Julie & Julia (August 7)– Meryl Streep and Amy Adams are clearly best friends for life, and I like both of them very much. This is a movie about redemption through cooking (or it should be, if it’s an accurate adaptation of the book, which is described as: “The story of Julie Powell's attempt to revitalize her marriage, restore her ambition, and save her soul by cooking all 524 recipes in Julia Child's Mastering the Art of French Cooking, Volume I, in a period of 365 days.”), and I love the idea here. It should also be noted that I think this is the first mainstream movie based on a blog (sure, the blog was turned into a book, which is now being turned into a movie), but how’s that for Adapted Screenplay? I would have much higher expectations for this movie if: A. I had gotten around to reading the book yet, and, B. I hadn’t seen ‘Doubt.’ As is, we’ll just have to wait and see.
Taking Woodstock (August 14) – The description is generic enough – “A man working at his parents' motel in the Catskills inadvertently sets in motion the generation-defining concert in the summer of 1969” – but coming to us from Ang Lee, you know the movie will be anything but.
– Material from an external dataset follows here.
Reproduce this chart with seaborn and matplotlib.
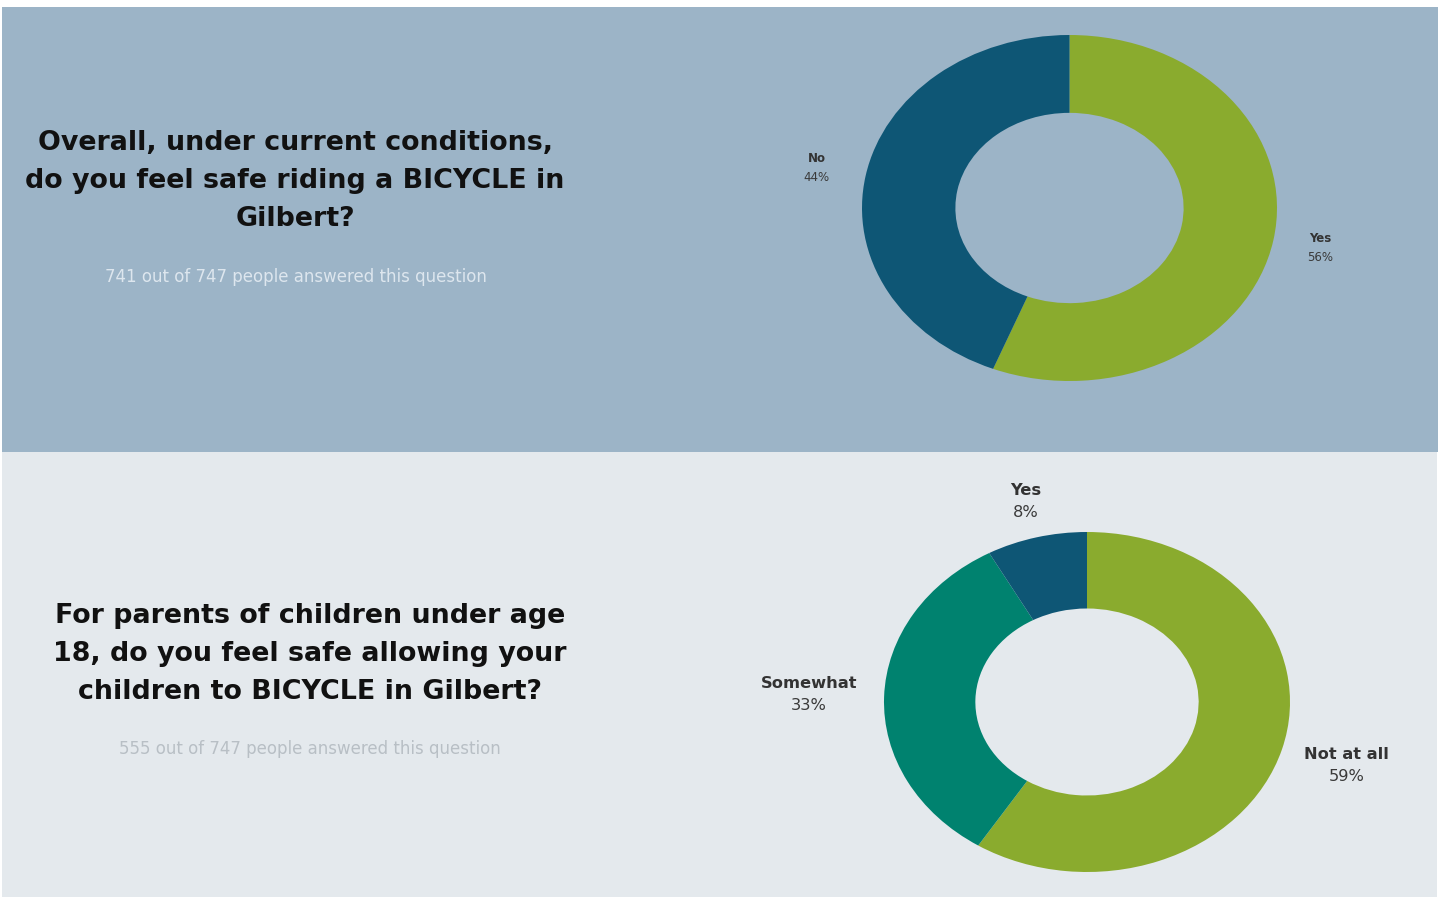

This is a man who directed the quiet, period piece ‘Sense and Sensibility,’ the special effects-laden, indescribable ‘Crouching Tiger, Hidden Dragon’ and the sweeping epic ‘Brokeback Mountain.’ He’s only taken a misstep with ‘Hulk,’ so expect good things here, especially with a cast featuring Emile Hirsch and Paul Dano, young actors who are incredibly smart in their role choices (‘There Will Be Blood,’ ‘Little Miss Sunshine,’ ‘Into the Wild,’ ‘Milk’…Yes, we’ll forgive you for ‘Speed Racer’, Emile).
Inglourious Basterds (August 21) – As is the case with most things Quentin Tarantino, I can’t tell how much I’m supposed to be laughing. This one is going to be all review-dependent, as with ‘Grindhouse’ (nay) and ‘Kill Bill’ (yay) before it.
The Informant (October 9) – They should rename this, because not only is it the world’s most generic title, it also sounds too much like the year’s early bomb, The International. But this is a pairing of Steven Soderbergh and Matt Damon, so I’m hoping for ‘Bourne Identity’ action in a ‘Traffic’ pace.